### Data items

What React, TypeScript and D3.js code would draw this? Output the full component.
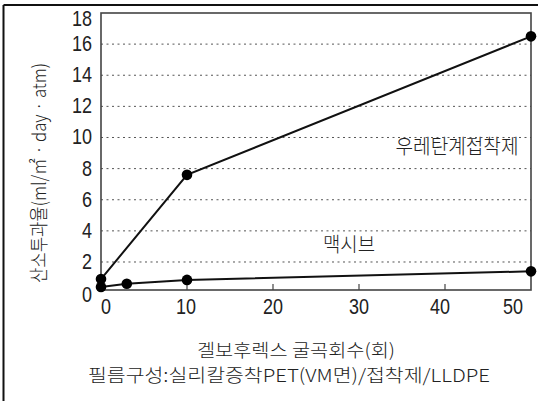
import React from "react";
import * as d3 from "d3";

const xTicks = [0, 10, 20, 30, 40, 50];
const yTicks = [0, 2, 4, 6, 8, 10, 12, 14, 16, 18];
const gridValues = [2, 4, 6, 8, 10, 12, 14, 16];
const urethaneX = [0, 10, 50];
const urethaneY = [0.9, 7.6, 16.5];
const maxivX = [0, 3, 10, 50];
const maxivY = [0.4, 0.6, 0.85, 1.4];

const W = 538, H = 401;
const left = 101, right = 531, top = 13, bottom = 290;

const num = '"Liberation Sans", Arial, sans-serif';
const kr = '"Noto Sans CJK KR", "Noto Sans", sans-serif';

export default function App() {
  const x = d3.scaleLinear().domain([0, 50]).range([left, right]);
  const y = d3.scaleLinear().domain([0.2, 18]).range([bottom, top]);
  const line = d3.line<[number, number]>().x(d => x(d[0])).y(d => y(d[1]));
  const uPts: [number, number][] = urethaneX.map((v, i) => [v, urethaneY[i]]);
  const mPts: [number, number][] = maxivX.map((v, i) => [v, maxivY[i]]);
  const yDy = (v: number) => (v === 18 ? 6 : v === 0 ? 2 : 0);
  const xDx = (v: number) => (v === 0 ? 5 : v === 50 ? -18 : v === 40 ? -5 : v === 10 ? -1 : 0);
  const tl = (v: number) => String(v).length * 10;

  return (
    <svg width={W} height={H} style={{ position: "absolute", left: 0, top: 0, background: "#fff" }}>
      <rect x={0} y={0} width={W} height={H} fill="#fff" />
      <line x1={3.5} y1={5} x2={3.5} y2={H} stroke="#111" strokeWidth={2} />
      <line x1={3.5} y1={5} x2={W} y2={5} stroke="#111" strokeWidth={2} />

      {gridValues.map(v => (
        <line key={"g" + v} x1={left} x2={right} y1={y(v)} y2={y(v)}
          stroke="#555" strokeWidth={1} strokeDasharray="2,3.5" />
      ))}

      {xTicks.slice(1, -1).map(v => (
        <line key={"t" + v} x1={x(v)} x2={x(v)} y1={bottom} y2={bottom - 6} stroke="#444" strokeWidth={1.2} />
      ))}

      <rect x={left} y={top} width={right - left} height={bottom - top} fill="none" stroke="#444" strokeWidth={1.6} />

      <path d={line(uPts) || ""} fill="none" stroke="#111" strokeWidth={2} />
      <path d={line(mPts) || ""} fill="none" stroke="#111" strokeWidth={2} />
      {uPts.map((p, i) => <circle key={"u" + i} cx={x(p[0])} cy={y(p[1])} r={5.3} fill="#000" />)}
      {mPts.map((p, i) => <circle key={"m" + i} cx={x(p[0])} cy={y(p[1])} r={5.3} fill="#000" />)}

      {yTicks.map(v => (
        <text key={"yl" + v} x={92} y={y(v) + yDy(v)} textAnchor="end" dominantBaseline="central"
          fontFamily={num} fontSize={21.5} fill="#222" textLength={tl(v)} lengthAdjust="spacingAndGlyphs">{v}</text>
      ))}
      {xTicks.map(v => (
        <text key={"xl" + v} x={x(v) + xDx(v)} y={314} textAnchor="middle"
          fontFamily={num} fontSize={22.5} fill="#222" textLength={tl(v)} lengthAdjust="spacingAndGlyphs">{v}</text>
      ))}

      <text x={457} y={145} textAnchor="middle" dominantBaseline="central" fontFamily={kr} fontSize={20}
        fontWeight={300} fill="#222" textLength={123} lengthAdjust="spacingAndGlyphs">우레탄계접착제</text>
      <text x={349} y={243} textAnchor="middle" dominantBaseline="central" fontFamily={kr} fontSize={20}
        fontWeight={300} fill="#222" textLength={52} lengthAdjust="spacingAndGlyphs">맥시브</text>

      <text transform="translate(37,173) rotate(-90)" textAnchor="middle" dominantBaseline="central"
        fontFamily={kr} fontSize={19} fontWeight={300} fill="#222" textLength={220} lengthAdjust="spacingAndGlyphs">
        산소투과율(ml/㎡ · day · atm)
      </text>
      <text x={296} y={348.5} textAnchor="middle" dominantBaseline="central" fontFamily={kr} fontSize={18}
        fontWeight={300} fill="#222" textLength={198} lengthAdjust="spacingAndGlyphs">겔보후렉스 굴곡회수(회)</text>
      <text x={289} y={373.5} textAnchor="middle" dominantBaseline="central" fontFamily={kr} fontSize={18}
        fontWeight={300} fill="#222" textLength={402} lengthAdjust="spacingAndGlyphs">필름구성:실리칼증착PET(VM면)/접착제/LLDPE</text>
    </svg>
  );
}
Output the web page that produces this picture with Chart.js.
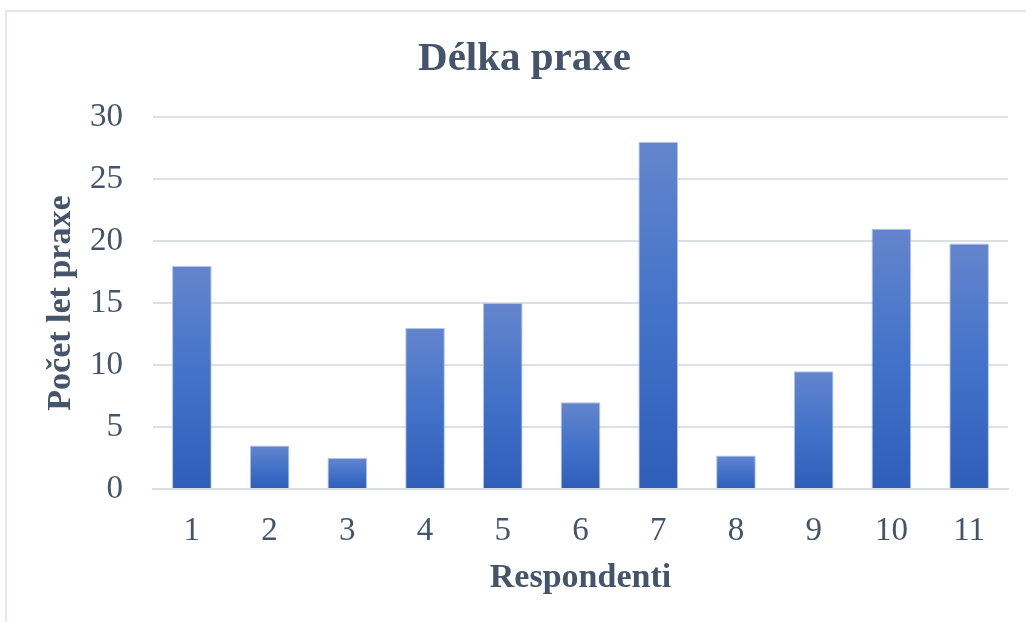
<!DOCTYPE html>
<html>
<head>
<meta charset="utf-8">
<script src="https://cdn.jsdelivr.net/npm/chart.js@4"></script>
<style>
  body { margin: 0; background: #fff; }
  #frame {
    position: absolute; left: 5px; top: 10px; width: 1100px; height: 700px;
    border: 2px solid #e3e6ec; box-sizing: border-box;
  }
  #wrap { position: absolute; left: 0; top: 0; width: 1026px; height: 622px; }
</style>
</head>
<body>
<div id="frame"></div>
<div id="wrap"><canvas id="chart-area" width="1026" height="622"></canvas></div>
<script>
var respondents = ['1', '2', '3', '4', '5', '6', '7', '8', '9', '10', '11'];
var yearsOfPractice = [18, 3.5, 2.5, 13, 15, 7, 28, 2.7, 9.5, 21, 19.8];

var textColor = '#44546A';
var gridColor = '#dcdfe6';

// vertical gradient per bar, like the Office fill
function barFill(context) {
    var chart = context.chart;
    if (!chart.chartArea) return '#4472C4';
    var y = chart.scales.y;
    var top = y.getPixelForValue(context.parsed.y);
    var base = y.getPixelForValue(0);
    if (!isFinite(top) || top === base) return '#4472C4';
    var g = chart.ctx.createLinearGradient(0, top, 0, base);
    g.addColorStop(0, 'rgb(100,133,205)');
    g.addColorStop(0.5, 'rgb(66,114,201)');
    g.addColorStop(1, 'rgb(46,94,184)');
    return g;
}

var config = {
    type: 'bar',
    data: {
        labels: respondents,
        datasets: [{
            data: yearsOfPractice,
            backgroundColor: barFill,
            borderColor: 'rgba(170,190,230,0.9)',
            borderWidth: 1,
            categoryPercentage: 1,
            barPercentage: 0.51
        }]
    },
    options: {
        responsive: false,
        animation: false,
        layout: { padding: { left: 41, right: 18, top: 35, bottom: 23 } },
        plugins: {
            legend: { display: false },
            tooltip: { enabled: false },
            title: {
                display: true,
                text: 'Délka praxe',
                color: textColor,
                font: { family: 'Liberation Serif', size: 41, weight: 'bold' },
                padding: { top: 0, bottom: 33 }
            }
        },
        scales: {
            x: {
                grid: { display: false, drawTicks: false },
                border: { color: gridColor, width: 2 },
                ticks: {
                    color: textColor,
                    padding: 23,
                    font: { family: 'Liberation Serif', size: 33 }
                },
                title: {
                    display: true,
                    text: 'Respondenti',
                    color: textColor,
                    font: { family: 'Liberation Serif', size: 34, weight: 'bold' },
                    padding: { top: 5, bottom: 0 }
                },
                afterFit: function(scale) { scale.height = 110; }
            },
            y: {
                min: 0,
                max: 30,
                ticks: {
                    stepSize: 5,
                    color: textColor,
                    padding: 30,
                    font: { family: 'Liberation Serif', size: 33 }
                },
                grid: { color: gridColor, lineWidth: 2, drawTicks: false },
                border: { display: false },
                title: {
                    display: true,
                    text: 'Počet let praxe',
                    color: textColor,
                    font: { family: 'Liberation Serif', size: 34, weight: 'bold' },
                    padding: { top: 0, bottom: 7 }
                },
                afterFit: function(scale) { scale.width = 112; }
            }
        }
    }
};

window.onload = function() {
    var ctx = document.getElementById('chart-area').getContext('2d');
    window.myBar = new Chart(ctx, config);
};
</script>
</body>
</html>
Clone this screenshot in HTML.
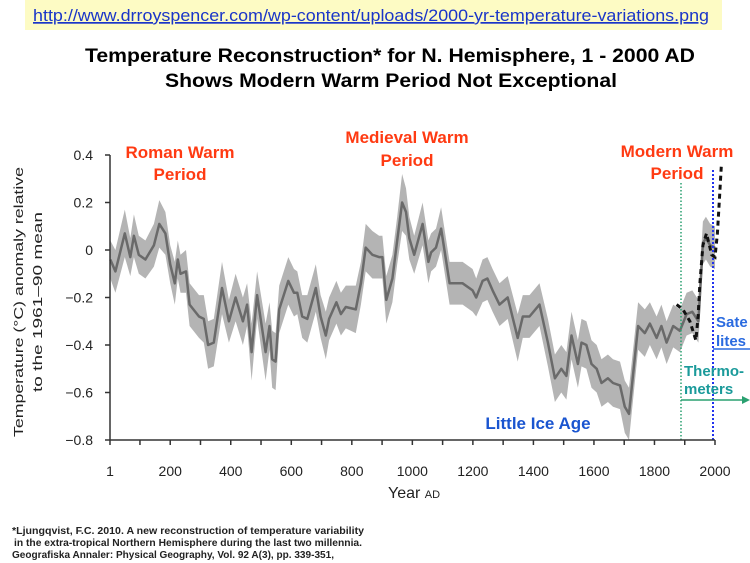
<!DOCTYPE html>
<html><head><meta charset="utf-8"><style>
html,body{margin:0;padding:0;background:#fff;}
svg{display:block;font-family:"Liberation Sans",Arial,sans-serif;}
</style></head><body>
<svg id="chart" width="750" height="563" viewBox="0 0 750 563">
<rect x="25" y="0" width="697" height="30" fill="#fdfbc4"/>
<text x="33" y="21" font-size="17" fill="#1a35c8" text-decoration="underline" textLength="676" lengthAdjust="spacingAndGlyphs">http://www.drroyspencer.com/wp-content/uploads/2000-yr-temperature-variations.png</text>
<text x="85" y="62" font-size="19" font-weight="bold" textLength="610" lengthAdjust="spacingAndGlyphs">Temperature Reconstruction* for N. Hemisphere, 1 - 2000 AD</text>
<text x="165" y="87" font-size="19" font-weight="bold" textLength="452" lengthAdjust="spacingAndGlyphs">Shows Modern Warm Period Not Exceptional</text>
<g id="plot"></g>
<g font-size="13" fill="#222">
<text transform="translate(23,302) rotate(-90)" text-anchor="middle" textLength="270" lengthAdjust="spacingAndGlyphs">Temperature (°C) anomaly relative</text>
<text transform="translate(42,302) rotate(-90)" text-anchor="middle" textLength="180" lengthAdjust="spacingAndGlyphs">to the 1961–90 mean</text>
</g>
<text x="388" y="498" font-size="16" fill="#222">Year <tspan font-size="11">AD</tspan></text>
<g font-size="17" font-weight="bold" fill="#ff3a12" text-anchor="middle">
<text x="180" y="158">Roman Warm</text>
<text x="180" y="180">Period</text>
<text x="407" y="143">Medieval Warm</text>
<text x="407" y="166">Period</text>
<text x="677" y="157">Modern Warm</text>
<text x="677" y="179">Period</text>
</g>
<text x="538" y="429" font-size="17" font-weight="bold" fill="#1a55d0" text-anchor="middle">Little Ice Age</text>
<g font-size="15" font-weight="bold" fill="#2a6be0">
<text x="716" y="327">Sate</text>
<text x="716" y="346">lites</text>
</g>
<line x1="713" y1="349" x2="750" y2="349" stroke="#2a6be0" stroke-width="1.5"/>
<g font-size="15" font-weight="bold" fill="#1a9a9a">
<text x="684" y="376">Thermo-</text>
<text x="684" y="394">meters</text>
</g>
<line x1="681" y1="400" x2="744" y2="400" stroke="#2aa070" stroke-width="1.5"/>
<polygon points="742,396 750,400 742,404" fill="#2aa070"/>
<g font-size="10" font-weight="bold" fill="#222">
<text x="12" y="534" textLength="352" lengthAdjust="spacingAndGlyphs">*Ljungqvist, F.C. 2010. A new reconstruction of temperature variability</text>
<text x="14" y="546" textLength="348" lengthAdjust="spacingAndGlyphs">in the extra-tropical Northern Hemisphere during the last two millennia.</text>
<text x="12" y="558" textLength="322" lengthAdjust="spacingAndGlyphs">Geografiska Annaler: Physical Geography, Vol. 92 A(3), pp. 339-351,</text>
</g>
</svg>
<script>
const years = [2,19,50,68,80,96,118,146,164,184,200,215,225,234,252,264,295,311,325,344,371,394,416,440,454,469,487,515,528,537,548,560,590,609,620,636,653,681,697,714,725,749,764,780,813,830,846,868,890,901,914,934,950,966,979,990,1006,1034,1053,1062,1078,1095,1123,1166,1199,1211,1232,1248,1265,1288,1315,1348,1365,1387,1420,1448,1471,1492,1509,1526,1547,1559,1575,1592,1609,1625,1646,1663,1686,1702,1716,1746,1768,1785,1807,1823,1840,1862,1884,1906,1925,1945,1960,1970,1984,2000];
const temps = [-0.04,-0.09,0.07,-0.03,0.06,-0.02,-0.04,0.02,0.11,0.07,-0.06,-0.14,-0.04,-0.1,-0.09,-0.23,-0.28,-0.29,-0.4,-0.39,-0.16,-0.3,-0.2,-0.3,-0.23,-0.43,-0.19,-0.43,-0.32,-0.46,-0.47,-0.25,-0.13,-0.18,-0.18,-0.28,-0.29,-0.16,-0.28,-0.36,-0.29,-0.22,-0.27,-0.24,-0.25,-0.14,0.01,-0.02,-0.03,-0.03,-0.21,-0.12,0.04,0.2,0.16,0.05,-0.02,0.11,-0.05,-0.01,0.01,0.09,-0.14,-0.14,-0.17,-0.2,-0.13,-0.12,-0.17,-0.23,-0.2,-0.37,-0.28,-0.28,-0.23,-0.39,-0.54,-0.5,-0.53,-0.36,-0.48,-0.39,-0.4,-0.48,-0.5,-0.56,-0.54,-0.56,-0.57,-0.66,-0.69,-0.32,-0.35,-0.31,-0.37,-0.32,-0.39,-0.32,-0.34,-0.27,-0.26,-0.3,0.03,0.05,0.02,0.01];
const errs = [0.08,0.09,0.1,0.08,0.09,0.08,0.08,0.09,0.1,0.09,0.08,0.09,0.08,0.08,0.09,0.09,0.09,0.1,0.1,0.1,0.11,0.09,0.1,0.1,0.09,0.12,0.1,0.12,0.1,0.12,0.12,0.1,0.1,0.1,0.09,0.09,0.1,0.1,0.09,0.1,0.09,0.09,0.09,0.09,0.1,0.09,0.1,0.1,0.09,0.09,0.1,0.1,0.1,0.12,0.1,0.09,0.08,0.09,0.09,0.08,0.08,0.09,0.09,0.09,0.09,0.08,0.09,0.09,0.09,0.09,0.09,0.1,0.09,0.09,0.09,0.1,0.1,0.1,0.1,0.1,0.1,0.1,0.1,0.1,0.1,0.1,0.1,0.1,0.1,0.11,0.11,0.1,0.1,0.09,0.09,0.09,0.09,0.09,0.09,0.09,0.09,0.09,0.09,0.09,0.09,0.09];
const instYears = [1873,1894,1917,1927,1937,1944,1950,1960,1972,1989,2000,2008,2015,2021];
const instTemps = [-0.23,-0.25,-0.3,-0.34,-0.38,-0.28,-0.14,0.02,0.07,-0.02,-0.03,0.07,0.22,0.36];
const yTicks = [0.4,0.2,0,-0.2,-0.4,-0.6,-0.8];
const yTickLabels = ["0.4","0.2","0","\u22120.2","\u22120.4","\u22120.6","\u22120.8"];
const xTicks = [1,100,200,300,400,500,600,700,800,900,1000,1100,1200,1300,1400,1500,1600,1700,1800,1900,2000];
const xTickLabels = ["1","200","400","600","800","1000","1200","1400","1600","1800","2000"];
const xLabelYears = [1,200,400,600,800,1000,1200,1400,1600,1800,2000];

const NS="http://www.w3.org/2000/svg";
const X0=110, X1=715, YTOP=155, YBOT=440;
const xs = y => X0 + (y-1)/(1999)*(X1-X0);
const ys = v => YTOP + (0.4-v)/1.2*(YBOT-YTOP);
const plot=document.getElementById('plot');
function mk(tag,attrs){const e=document.createElementNS(NS,tag);for(const k in attrs)e.setAttribute(k,attrs[k]);plot.appendChild(e);return e;}

let up=years.map((y,i)=>xs(y).toFixed(1)+','+ys(temps[i]+errs[i]).toFixed(1));
let dn=years.map((y,i)=>xs(y).toFixed(1)+','+ys(temps[i]-errs[i]).toFixed(1)).reverse();
const band=mk('polygon',{points:up.concat(dn).join(' '),fill:'#b4b4b4'});



const ln=mk('polyline',{points:years.map((y,i)=>xs(y).toFixed(1)+','+ys(temps[i]).toFixed(1)).join(' '),fill:'none',stroke:'#6a6a6a','stroke-width':2.5,'stroke-linejoin':'round'});



const g1=mk('line',{x1:681,y1:183,x2:681,y2:YBOT,stroke:'#2aa070','stroke-width':1.5,'stroke-dasharray':'1.5 2'});


const b1=mk('line',{x1:713,y1:170,x2:713,y2:YBOT,stroke:'#2233ee','stroke-width':2,'stroke-dasharray':'2 2'});



const inst=mk('polyline',{points:instYears.map((y,i)=>xs(y).toFixed(1)+','+ys(instTemps[i]).toFixed(1)).join(' '),fill:'none',stroke:'#111','stroke-width':3,'stroke-dasharray':'5 4'});



const ax=mk('path',{d:`M${X0},${YTOP} V${YBOT} H${X1}`,fill:'none',stroke:'#333','stroke-width':1.5});



yTicks.forEach((v,i)=>{
  const t=mk('line',{x1:X0-5,x2:X0,y1:ys(v),y2:ys(v),stroke:'#333','stroke-width':1.5});
  
  
  const l=mk('text',{x:X0-17,y:ys(v)+5,'text-anchor':'end','font-size':14,fill:'#222'});
  l.textContent=yTickLabels[i];
  
  
});
xTicks.forEach(y=>{
  const t=mk('line',{x1:xs(y),x2:xs(y),y1:YBOT,y2:YBOT+5,stroke:'#333','stroke-width':1.5});
  
  
});
xLabelYears.forEach((y,i)=>{
  const l=mk('text',{x:xs(y),y:476,'text-anchor':'middle','font-size':14,fill:'#222'});
  l.textContent=xTickLabels[i];
  
  
});
</script>
</body></html>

### SET TASK
Write out an exact copy of the listing, first line through the line containing "import * as", with the pictures left out.

### SOLVED EXERCISE
What React, TypeScript and D3.js code would draw this? Output the full component.
import React from "react";
import * as d3 from "d3";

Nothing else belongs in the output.